FTSE 250 insurer Lancashire Holdings reported an increase in first-quarter profit but a drop in premiums on Thursday amid "difficult" market conditions.

In the three months to the end of March, gross premiums written fell to $196.5m from $230.8m in the first quarter of last year, while net premiums written declined to $76.3m from $121.6m.

Meanwhile, pre-tax profit rose to $28.7m from $26.5m, but net operating profit fell to $25.2m from $32.4m. The combined ratio - a measure of financial year underwriting profitability - was 85.6% compared to 72.7% in the same quarter a year ago.

Chief executive Alex Maloney said: "In what continues to be a difficult market we have had a good first quarter delivering a return on equity of 2.7%.

"Lancashire has always placed underwriting discipline at the core of its strategy. As I reported in February, at the 2017 January renewal season we were able to both renew and strengthen the majority of our book of business. There has been some evidence of a slowing of the decline in premium rates, and across our group we have prioritised servicing the needs of our core clients and their brokers. We also ensure that we moderate our overall risk exposures, not only through discipline on our inwards books, but in our purchasing of well-priced outwards reinsurance. These are our principal tools for prudent exposure management in the current soft market."

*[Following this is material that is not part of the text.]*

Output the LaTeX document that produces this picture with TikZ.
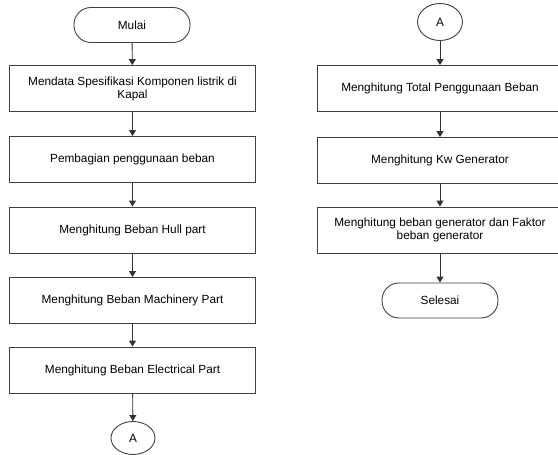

RBC Capital Markets said pre-tax profit was largely in line with its expectations of $28.6m and consensus of $29.2m. However, gross written premiums were 2% below the bank's forecasts and 9% lower than consensus, while the combined ratio was weaker, 2.1 percentage points above its estimate and 4.3 percentage points above consensus.

The lower the ratio, the more profitable the insurance company is.

At 1020 BST, the shares were down 2.3% to 678.50p.